Structured logging makes logs easier to parse, search, and analyze.

import json
import logging

class JsonFormatter(logging.Formatter):
    def format(self, record):
        log_record = {
            'timestamp': record.asctime,
            'level': record.levelname,
            'message': record.getMessage(),
            'module': record.module
        }
        return json.dumps(log_record)

handler = logging.FileHandler('etl_log.json')
handler.setFormatter(JsonFormatter())
logger = logging.getLogger('etl_logger')
logger.addHandler(handler)
logger.setLevel(logging.INFO)

logger.info("ETL job started")

Error Handling in Python
Using Try-Except Blocks:
try:
    result = 10 / 0
except ZeroDivisionError as e:
    logging.error(f"ZeroDivisionError: {e}")
Handling File I/O:
try:
    with open('data.csv') as f:
        data = f.read()
except FileNotFoundError:
    logging.warning("File not found, skipping this step")
Creating Custom Exceptions:
class DataValidationError(Exception):
    pass

def validate_data(data):
    if 'id' not in data:
        raise DataValidationError("Missing 'id' in data")

Logging in Cloud Environments
AWS Lambda:
import logging
logger = logging.getLogger()
logger.setLevel(logging.INFO)

def lambda_handler(event, context):
    logger.info("Lambda triggered with event: %s", event)
AWS CloudWatch Integration:
  • Logs are automatically pushed from Lambda, Glue, Step Functions

  • Use filters in CloudWatch to monitor specific errors

GCP Stackdriver:
  • Python logging integrates natively with Stackdriver

  • JSON logs are easily searchable with structured metadata


Tools for Log Aggregation & Monitoring
ELK Stack:
  • Elasticsearch: Store and search logs

  • Logstash: Ingest and parse logs

  • Kibana: Visualize logs

Datadog:
  • Real-time log monitoring and alerts

  • Integrates with AWS, Python

Grafana Loki:
  • Lightweight, highly scalable log aggregation

  • Good for microservices and K8s logging


Best Practices for Logging and Error Handling
  1. Log everything critical: Job start/end, errors, retries

  2. Avoid logging sensitive info: Mask user data, credentials

  3. Use structured logs: For easier parsing and querying

  4. Categorize logs by severity: Use INFO, WARNING, ERROR correctly

  5. Always handle known exceptions: Prevent pipeline crashes

  6. Use retries and exponential backoff: For transient failures

  7. Set up alerts for errors: So you act before your users do


Real-World Scenario: ETL Job with Logging & Error Handling
import logging
import pandas as pd

logging.basicConfig(filename='etl.log', level=logging.INFO)

def run_etl():
    try:
        logging.info("ETL started")
        df = pd.read_csv('data.csv')
        if df.empty:
            raise ValueError("DataFrame is empty")

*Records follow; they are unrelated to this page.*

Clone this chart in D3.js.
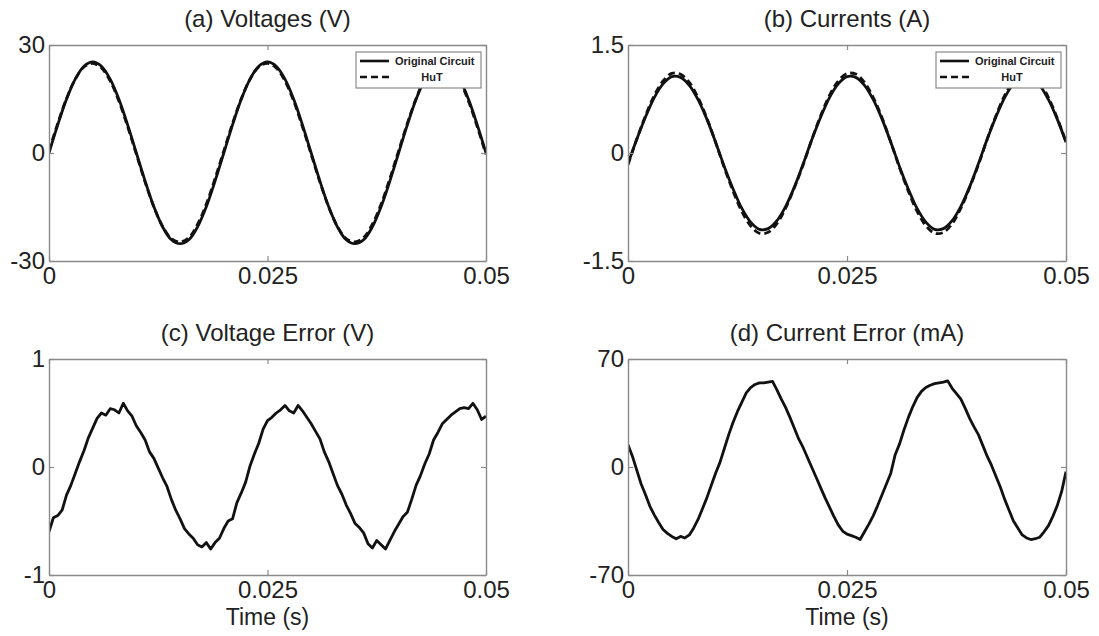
<!DOCTYPE html>
<html>
<head>
<meta charset="utf-8">
<script src="https://cdn.jsdelivr.net/npm/d3@7"></script>
<style>
  html, body { margin: 0; padding: 0; background: #fff; }
  svg { display: block; font-family: "Liberation Sans", Arial, Helvetica, sans-serif; }
</style>
</head>
<body>
<svg id="fig" width="1099" height="636"></svg>
<script>
// ---- sample times (s) ----
const tCoarse = [0, 0.001, 0.002, 0.003, 0.004, 0.005, 0.006, 0.007, 0.008, 0.009,
  0.010, 0.011, 0.012, 0.013, 0.014, 0.015, 0.016, 0.017, 0.018, 0.019,
  0.020, 0.021, 0.022, 0.023, 0.024, 0.025, 0.026, 0.027, 0.028, 0.029,
  0.030, 0.031, 0.032, 0.033, 0.034, 0.035, 0.036, 0.037, 0.038, 0.039,
  0.040, 0.041, 0.042, 0.043, 0.044, 0.045, 0.046, 0.047, 0.048, 0.049, 0.050];

const tFine = [0, 0.0005, 0.0010, 0.0015, 0.0020, 0.0025, 0.0030, 0.0035, 0.0040, 0.0045,
  0.0050, 0.0055, 0.0060, 0.0065, 0.0070, 0.0075, 0.0080, 0.0085, 0.0090, 0.0095,
  0.0100, 0.0105, 0.0110, 0.0115, 0.0120, 0.0125, 0.0130, 0.0135, 0.0140, 0.0145,
  0.0150, 0.0155, 0.0160, 0.0165, 0.0170, 0.0175, 0.0180, 0.0185, 0.0190, 0.0195,
  0.0200, 0.0205, 0.0210, 0.0215, 0.0220, 0.0225, 0.0230, 0.0235, 0.0240, 0.0245,
  0.0250, 0.0255, 0.0260, 0.0265, 0.0270, 0.0275, 0.0280, 0.0285, 0.0290, 0.0295,
  0.0300, 0.0305, 0.0310, 0.0315, 0.0320, 0.0325, 0.0330, 0.0335, 0.0340, 0.0345,
  0.0350, 0.0355, 0.0360, 0.0365, 0.0370, 0.0375, 0.0380, 0.0385, 0.0390, 0.0395,
  0.0400, 0.0405, 0.0410, 0.0415, 0.0420, 0.0425, 0.0430, 0.0435, 0.0440, 0.0445,
  0.0450, 0.0455, 0.0460, 0.0465, 0.0470, 0.0475, 0.0480, 0.0485, 0.0490, 0.0495, 0.0500];

// ---- (a) voltages, V ----
const voltOriginal = [0, 7.8, 14.9, 20.5, 24.1, 25.3, 24.1, 20.5, 14.9, 7.8,
  0, -7.8, -14.9, -20.5, -24.1, -25.2, -24.1, -20.5, -14.9, -7.8,
  0, 7.8, 14.9, 20.5, 24.1, 25.3, 24.1, 20.5, 14.9, 7.8,
  0, -7.8, -14.9, -20.5, -24.1, -25.2, -24.1, -20.5, -14.9, -7.8,
  0, 7.8, 14.9, 20.5, 24.1, 25.3, 24.1, 20.5, 14.9, 7.8, 0];
const voltHuT = [0.6, 8.2, 15.1, 20.5, 23.9, 24.9, 23.6, 20.0, 14.4, 7.3,
  -0.4, -8.1, -15.0, -20.4, -23.8, -24.7, -23.5, -19.8, -14.2, -7.1,
  0.6, 8.2, 15.1, 20.5, 23.9, 24.9, 23.6, 20.0, 14.4, 7.3,
  -0.4, -8.1, -15.0, -20.4, -23.8, -24.7, -23.5, -19.8, -14.2, -7.1,
  0.6, 8.2, 15.1, 20.5, 23.9, 24.9, 23.6, 20.0, 14.4, 7.3, -0.4];

// ---- (b) currents, A ----
const currOriginal = [-0.15, 0.19, 0.50, 0.77, 0.96, 1.06, 1.05, 0.94, 0.74, 0.47,
  0.15, -0.19, -0.50, -0.77, -0.96, -1.06, -1.05, -0.94, -0.74, -0.47,
  -0.15, 0.19, 0.50, 0.77, 0.96, 1.06, 1.05, 0.94, 0.74, 0.47,
  0.15, -0.19, -0.50, -0.77, -0.96, -1.06, -1.05, -0.94, -0.74, -0.47,
  -0.15, 0.19, 0.50, 0.77, 0.96, 1.06, 1.05, 0.94, 0.74, 0.47, 0.15];
const currHuT = [-0.165, 0.192, 0.518, 0.80, 1.00, 1.106, 1.095, 0.98, 0.77, 0.486,
  0.148, -0.207, -0.532, -0.814, -1.012, -1.115, -1.102, -0.98, -0.765, -0.478,
  -0.162, 0.192, 0.52, 0.80, 1.00, 1.104, 1.096, 0.98, 0.77, 0.49,
  0.15, -0.205, -0.53, -0.812, -1.01, -1.114, -1.104, -0.982, -0.766, -0.48,
  -0.165, 0.19, 0.518, 0.80, 1.00, 1.106, 1.095, 0.98, 0.77, 0.486, 0.153];

// ---- (c) voltage error, V ----
const voltError = [-0.60, -0.47, -0.45, -0.40, -0.26, -0.17, -0.06, 0.05, 0.15, 0.27,
  0.36, 0.45, 0.50, 0.48, 0.54, 0.53, 0.50, 0.59, 0.52, 0.47,
  0.38, 0.32, 0.25, 0.14, 0.08, -0.01, -0.10, -0.18, -0.30, -0.40,
  -0.48, -0.57, -0.62, -0.66, -0.72, -0.74, -0.70, -0.76, -0.70, -0.66,
  -0.57, -0.50, -0.48, -0.33, -0.24, -0.14, 0.01, 0.12, 0.22, 0.35,
  0.43, 0.46, 0.50, 0.53, 0.57, 0.52, 0.50, 0.57, 0.52, 0.46,
  0.40, 0.33, 0.26, 0.14, 0.05, -0.06, -0.17, -0.25, -0.35, -0.43,
  -0.52, -0.56, -0.61, -0.71, -0.75, -0.68, -0.72, -0.76, -0.68, -0.60,
  -0.53, -0.46, -0.42, -0.30, -0.17, -0.08, 0.03, 0.12, 0.25, 0.32,
  0.40, 0.44, 0.48, 0.51, 0.54, 0.55, 0.54, 0.59, 0.53, 0.44, 0.47];

// ---- (d) current error, mA ----
const currError = [14.5, 7, -2, -11, -18, -25.5, -31, -36, -40.5, -43,
  -45, -46.5, -45, -46, -44, -39.5, -34, -27, -20, -12,
  -4, 3, 12, 21, 29, 36, 42, 48, 51.5, 53.5,
  54.5, 54.5, 55, 55.5, 50, 44, 38.5, 32, 25, 18,
  12.5, 6, -0.5, -7, -13.5, -20, -26, -32, -37.5, -41.5,
  -43.5, -44.5, -45.5, -47, -42, -37, -31.5, -25, -18, -11,
  -4, 8, 15, 24, 32, 39, 45, 49, 51.5, 53,
  54, 54.5, 55, 55.8, 51, 47.5, 44, 38, 31.5, 26,
  21, 14, 7, 1, -6, -13, -21, -28, -35, -39.5,
  -44, -46, -47, -46.5, -45.5, -42, -38, -32, -25, -16, -3];

// ---- axis ticks ----
const xTicks = [0, 0.025, 0.05];
const xTickLabels = ["0", "0.025", "0.05"];
const yTicksA = [-30, 0, 30];
const yLabelsA = ["-30", "0", "30"];
const yTicksB = [-1.5, 0, 1.5];
const yLabelsB = ["-1.5", "0", "1.5"];
const yTicksC = [-1, 0, 1];
const yLabelsC = ["-1", "0", "1"];
const yTicksD = [-70, 0, 70];
const yLabelsD = ["-70", "0", "70"];

const titles = ["(a) Voltages (V)", "(b) Currents (A)", "(c) Voltage Error (V)", "(d) Current Error (mA)"];
const legendNames = ["Original Circuit", "HuT"];
const xAxisTitle = "Time (s)";

// ---- drawing ----
const svg = d3.select("#fig");
const FONT = 24;
const BOX = "#8a8a8a";
const INK = "#111";
const TXT = "#222";

function drawPanel(id, frame, title, yTicks, yLabels, series, showLegend, showXTitle) {
  const x = d3.scaleLinear().domain([0, 0.05]).range([frame.x0, frame.x1]);
  const y = d3.scaleLinear().domain([yTicks[0], yTicks[2]]).range([frame.y1, frame.y0]);
  const g = svg.append("g");

  g.append("clipPath").attr("id", "clip-" + id)
    .append("rect")
    .attr("x", frame.x0).attr("y", frame.y0)
    .attr("width", frame.x1 - frame.x0).attr("height", frame.y1 - frame.y0);

  const plot = g.append("g").attr("clip-path", `url(#clip-${id})`);
  series.forEach(s => {
    const line = d3.line()
      .x((d, i) => x(s.t[i]))
      .y(d => y(d))
      .curve(s.smooth ? d3.curveCatmullRom : d3.curveLinear);
    plot.append("path")
      .datum(s.v)
      .attr("d", line)
      .attr("fill", "none")
      .attr("stroke", INK)
      .attr("stroke-width", 2.8)
      .attr("stroke-linejoin", "round")
      .attr("stroke-dasharray", s.dash ? "7,4" : null);
  });

  function styleAxis(sel) {
    sel.attr("font-family", null).attr("font-size", null);
    sel.select(".domain").attr("stroke", BOX).attr("stroke-width", 1.4);
    sel.selectAll(".tick line").attr("stroke", BOX).attr("stroke-width", 1.2);
    sel.selectAll(".tick text").attr("fill", TXT).style("font-size", FONT + "px");
  }

  g.append("g").attr("transform", `translate(0,${frame.y1})`)
    .call(d3.axisBottom(x).tickValues(xTicks).tickFormat((d, i) => xTickLabels[i])
      .tickSizeInner(-5).tickSizeOuter(0).tickPadding(6))
    .call(styleAxis);
  g.append("g").attr("transform", `translate(0,${frame.y0})`)
    .call(d3.axisTop(x).tickValues(xTicks).tickFormat("")
      .tickSizeInner(-5).tickSizeOuter(0))
    .call(styleAxis);
  g.append("g").attr("transform", `translate(${frame.x0},0)`)
    .call(d3.axisLeft(y).tickValues(yTicks).tickFormat((d, i) => yLabels[i])
      .tickSizeInner(-5).tickSizeOuter(0).tickPadding(4))
    .call(styleAxis);
  g.append("g").attr("transform", `translate(${frame.x1},0)`)
    .call(d3.axisRight(y).tickValues(yTicks).tickFormat("")
      .tickSizeInner(-5).tickSizeOuter(0))
    .call(styleAxis);

  g.append("text")
    .attr("x", (frame.x0 + frame.x1) / 2)
    .attr("y", frame.y0 - 18)
    .attr("text-anchor", "middle")
    .attr("fill", TXT)
    .style("font-size", FONT + "px")
    .text(title);

  if (showXTitle) {
    g.append("text")
      .attr("x", (frame.x0 + frame.x1) / 2)
      .attr("y", frame.y1 + 50)
      .attr("text-anchor", "middle")
      .attr("fill", TXT)
      .style("font-size", "23px")
      .text(xAxisTitle);
  }

  if (showLegend) {
    const lw = 125, lh = 36;
    const lx = frame.x1 - 5 - lw, ly = frame.y0 + 7;
    const lg = g.append("g").attr("transform", `translate(${lx},${ly})`);
    lg.append("rect").attr("width", lw).attr("height", lh)
      .attr("fill", "#fff").attr("stroke", BOX).attr("stroke-width", 1.2);
    [0, 1].forEach(k => {
      const yy = 9 + k * 16;
      lg.append("line")
        .attr("x1", 4).attr("x2", 33).attr("y1", yy).attr("y2", yy)
        .attr("stroke", INK).attr("stroke-width", 2.6)
        .attr("stroke-dasharray", k === 1 ? "7,4" : null);
      lg.append("text")
        .attr("x", k === 0 ? 39 : 76)
        .attr("y", yy + 4)
        .attr("text-anchor", k === 0 ? "start" : "middle")
        .attr("fill", TXT)
        .style("font-size", "11px")
        .style("font-weight", "bold")
        .text(legendNames[k]);
    });
  }
}

drawPanel("a", { x0: 49, x1: 486, y0: 45, y1: 261 }, titles[0], yTicksA, yLabelsA,
  [{ t: tCoarse, v: voltOriginal, smooth: true }, { t: tCoarse, v: voltHuT, smooth: true, dash: true }],
  true, false);
drawPanel("b", { x0: 628, x1: 1066, y0: 45, y1: 261 }, titles[1], yTicksB, yLabelsB,
  [{ t: tCoarse, v: currOriginal, smooth: true }, { t: tCoarse, v: currHuT, smooth: true, dash: true }],
  true, false);
drawPanel("c", { x0: 49, x1: 486, y0: 359, y1: 575 }, titles[2], yTicksC, yLabelsC,
  [{ t: tFine, v: voltError }], false, true);
drawPanel("d", { x0: 628, x1: 1066, y0: 359, y1: 575 }, titles[3], yTicksD, yLabelsD,
  [{ t: tFine, v: currError }], false, true);
</script>
</body>
</html>
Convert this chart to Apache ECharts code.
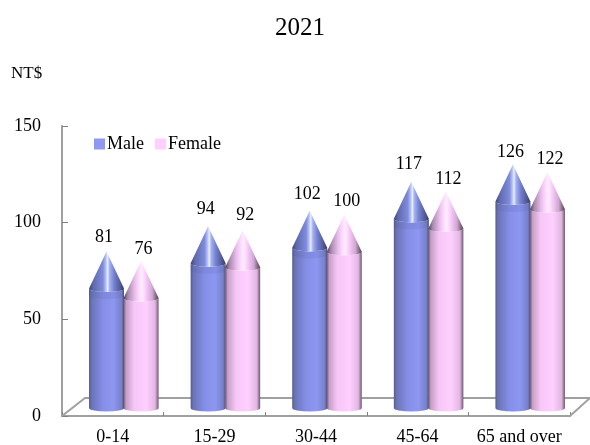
<!DOCTYPE html>
<html><head><meta charset="utf-8">
<script src="https://cdn.jsdelivr.net/npm/echarts@6/dist/echarts.min.js"></script>
<style>html,body{margin:0;padding:0;background:#fff}#c{width:590px;height:445px}</style>
</head><body><div id="c"></div>
<script>
const categories = ['0-14', '15-29', '30-44', '45-64', '65 and over'];
const male = [81, 94, 102, 117, 126];
const female = [76, 92, 100, 112, 122];
const yTicks = [0, 50, 100, 150];

const FONT = '"Liberation Serif","Times New Roman",serif';
const R = 17.5, RY = 3.6, CONE = 37, DX = 11, DY = -8;
const labelLift = {Male:[14,17,17,18,12], Female:[12,15,13,12,13]};

function lin(stops){
  return {type:'linear',x:0,y:0,x2:1,y2:0,colorStops:stops.map(s=>({offset:s[0],color:s[1]}))};
}
const palettes = {
  Male: {
    body: lin([[0,'#555c90'],[0.08,'#6b74b8'],[0.4,'#858fe6'],[0.7,'#8d97f2'],[0.93,'#7780c8'],[1,'#4a5080']]),
    cone: lin([[0,'#3f4672'],[0.12,'#5f69ae'],[0.4,'#7f8cdc'],[0.48,'#b4c0f6'],[0.53,'#e8eeff'],[0.59,'#a4b0f0'],[0.72,'#7480d0'],[0.9,'#4f5894'],[1,'#363c60']]),
    band: 'rgba(60,66,130,0.10)'
  },
  Female: {
    body: lin([[0,'#6e566e'],[0.07,'#c69ec6'],[0.3,'#f6c6f6'],[0.65,'#ffd0ff'],[0.9,'#e2b6e2'],[1,'#705870']]),
    cone: lin([[0,'#4e4050'],[0.12,'#a888ac'],[0.32,'#eabeec'],[0.45,'#ffdcff'],[0.52,'#ffeeff'],[0.62,'#fcd0fc'],[0.82,'#d0a6d2'],[1,'#4e4050']]),
    band: 'rgba(255,255,255,0.0)'
  }
};

function bullet(name, sideSign){
  return function(params, api){
    const cat = api.value(0), val = api.value(1);
    const band = api.size([1,0])[0];
    const p = api.coord([cat, val]), z = api.coord([cat, 0]);
    const cx = p[0] + DX + sideSign * band * 0.17;
    const apex = p[1] + DY, bottom = z[1] + DY, sh = apex + CONE;
    const pal = palettes[name];
    const l = cx - R, r = cx + R;
    const bodyPath = `M${l} ${sh}L${l} ${bottom}A${R} ${RY} 0 0 0 ${r} ${bottom}L${r} ${sh}A${R} ${RY} 0 0 1 ${l} ${sh}Z`;
    const bandPath = `M${l} ${sh}L${l} ${sh+7}A${R} ${RY} 0 0 0 ${r} ${sh+7}L${r} ${sh}A${R} ${RY} 0 0 1 ${l} ${sh}Z`;
    const conePath = `M${cx} ${apex}L${r} ${sh}A${R} ${RY} 0 0 1 ${l} ${sh}Z`;
    return {
      type:'group',
      children:[
        {type:'path',shape:{pathData:bodyPath},style:{fill:pal.body}},
        {type:'path',shape:{pathData:bandPath},style:{fill:pal.band}},
        {type:'path',shape:{pathData:conePath},style:{fill:pal.cone}},
        {type:'text',style:{text:String(val),x:cx+sideSign*2.5,y:apex-labelLift[name][cat],align:'center',verticalAlign:'middle',
          font:'18px '+FONT,fill:'#000'}}
      ]
    };
  };
}
function seriesFor(name, vals, sign, color){
  return {
    name, type:'custom', renderItem: bullet(name, sign), clip:false,
    encode:{x:0,y:1}, itemStyle:{color},
    data: vals.map((v,i)=>[i,v])
  };
}

const chart = echarts.init(document.getElementById('c'));
const axisLine = {show:true,lineStyle:{color:'#a0a0a0',width:2}};
chart.setOption({
  animation:false,
  backgroundColor:'#fff',
  title:[
    {text:'2021',left:295,top:11,textAlign:'center',textStyle:{fontFamily:FONT,fontSize:25,fontWeight:'normal',color:'#000'}},
    {text:'NT$',left:6,top:60,textStyle:{fontFamily:FONT,fontSize:17,fontWeight:'normal',color:'#000'}}
  ],
  legend:{
    left:89,top:130,icon:'rect',itemWidth:11,itemHeight:11,itemGap:11,
    textStyle:{fontFamily:FONT,fontSize:18,color:'#000',padding:[0,0,0,-3]},
    data:['Male','Female']
  },
  grid:{left:62,top:126,width:508,height:290,outerBoundsMode:'none'},
  xAxis:{
    type:'category',data:categories,
    axisLine,axisTick:{show:true,inside:true,length:4,lineStyle:{color:'#808080',width:1}},
    axisLabel:{fontFamily:FONT,fontSize:18,color:'#000',margin:12,interval:0},
    splitLine:{show:false}
  },
  yAxis:{
    type:'value',min:0,max:150,interval:50,
    axisLine,axisTick:{show:true,inside:true,length:6,lineStyle:{color:'#808080',width:1}},
    axisLabel:{fontFamily:FONT,fontSize:18,color:'#000',margin:21,
      customValues:yTicks},
    splitLine:{show:false}
  },
  graphic:[{
    type:'polyline',z:1,silent:true,
    shape:{points:[[62,416],[85,398],[590,398],[570,416]]},
    style:{stroke:'#a0a0a0',lineWidth:2,fill:null}
  }],
  series:[
    seriesFor('Male',male,-1,'#8e97f2'),
    seriesFor('Female',female,1,'#ffd0fc')
  ]
});
</script></body></html>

        # Transformation logic here
        df['processed'] = True

        df.to_csv('output.csv', index=False)
        logging.info("ETL completed successfully")

    except Exception as e:
        logging.error(f"ETL failed: {e}")

run_etl()

Conclusion

Logging and error handling aren’t just technical chores—they’re critical aspects of building resilient, scalable, and maintainable data systems. With Python’s rich logging libraries and best practices, you can make your ETL and real-time data pipelines reliable and production-grade.

By implementing the strategies outlined here, your data engineering projects will be more robust, and your team will spend less time firefighting and more time innovating.